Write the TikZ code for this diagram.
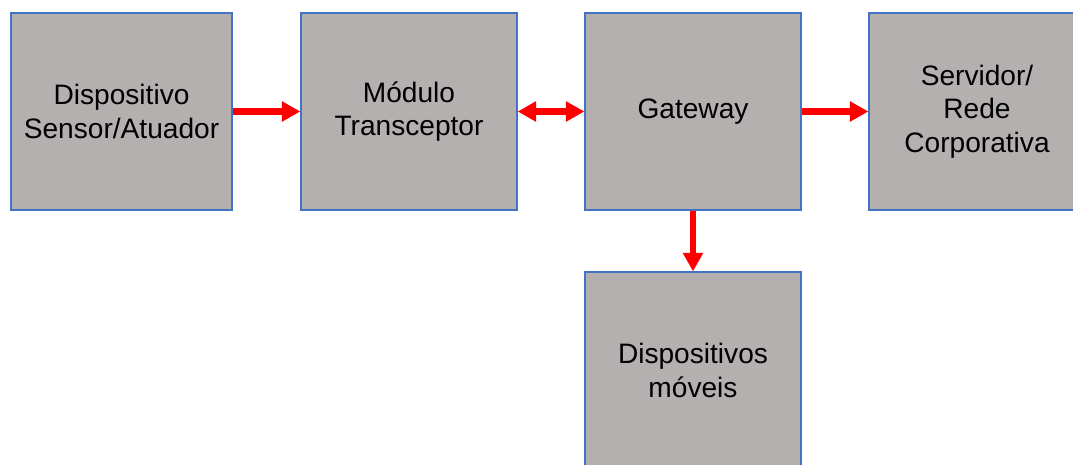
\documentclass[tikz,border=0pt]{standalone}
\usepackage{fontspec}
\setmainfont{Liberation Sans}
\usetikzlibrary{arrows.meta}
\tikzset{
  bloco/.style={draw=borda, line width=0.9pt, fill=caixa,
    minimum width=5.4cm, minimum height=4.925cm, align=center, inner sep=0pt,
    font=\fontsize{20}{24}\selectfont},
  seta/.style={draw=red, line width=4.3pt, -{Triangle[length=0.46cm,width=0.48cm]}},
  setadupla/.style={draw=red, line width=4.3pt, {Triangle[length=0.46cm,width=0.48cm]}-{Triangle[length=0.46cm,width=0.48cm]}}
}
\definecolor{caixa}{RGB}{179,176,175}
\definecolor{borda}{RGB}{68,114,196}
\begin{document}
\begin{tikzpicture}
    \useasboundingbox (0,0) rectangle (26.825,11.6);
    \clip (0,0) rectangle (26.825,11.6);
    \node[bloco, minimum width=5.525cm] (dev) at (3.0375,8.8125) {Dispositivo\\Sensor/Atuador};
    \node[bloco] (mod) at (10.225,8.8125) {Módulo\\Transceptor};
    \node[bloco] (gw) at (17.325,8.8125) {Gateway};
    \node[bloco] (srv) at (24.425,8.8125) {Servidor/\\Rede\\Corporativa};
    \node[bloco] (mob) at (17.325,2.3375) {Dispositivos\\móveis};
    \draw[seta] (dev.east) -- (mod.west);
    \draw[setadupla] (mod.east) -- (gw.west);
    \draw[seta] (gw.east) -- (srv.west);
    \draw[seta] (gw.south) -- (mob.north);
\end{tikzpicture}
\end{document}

-*-*-

• [EXERCISE GOAL] Copy out all of the data word for word. Do not carry over any picture.

• [TASK OUTPUT]
Write the TikZ code for this diagram.
\documentclass[tikz,border=0pt]{standalone}
\usepackage{fontspec}
\setmainfont{Liberation Sans}
\usetikzlibrary{arrows.meta}
\tikzset{
  bloco/.style={draw=borda, line width=0.9pt, fill=caixa,
    minimum width=5.4cm, minimum height=4.925cm, align=center, inner sep=0pt,
    font=\fontsize{20}{24}\selectfont},
  seta/.style={draw=red, line width=4.3pt, -{Triangle[length=0.46cm,width=0.48cm]}},
  setadupla/.style={draw=red, line width=4.3pt, {Triangle[length=0.46cm,width=0.48cm]}-{Triangle[length=0.46cm,width=0.48cm]}}
}
\definecolor{caixa}{RGB}{179,176,175}
\definecolor{borda}{RGB}{68,114,196}
\begin{document}
\begin{tikzpicture}
    \useasboundingbox (0,0) rectangle (26.825,11.6);
    \clip (0,0) rectangle (26.825,11.6);
    \node[bloco, minimum width=5.525cm] (dev) at (3.0375,8.8125) {Dispositivo\\Sensor/Atuador};
    \node[bloco] (mod) at (10.225,8.8125) {Módulo\\Transceptor};
    \node[bloco] (gw) at (17.325,8.8125) {Gateway};
    \node[bloco] (srv) at (24.425,8.8125) {Servidor/\\Rede\\Corporativa};
    \node[bloco] (mob) at (17.325,2.3375) {Dispositivos\\móveis};
    \draw[seta] (dev.east) -- (mod.west);
    \draw[setadupla] (mod.east) -- (gw.west);
    \draw[seta] (gw.east) -- (srv.west);
    \draw[seta] (gw.south) -- (mob.north);
\end{tikzpicture}
\end{document}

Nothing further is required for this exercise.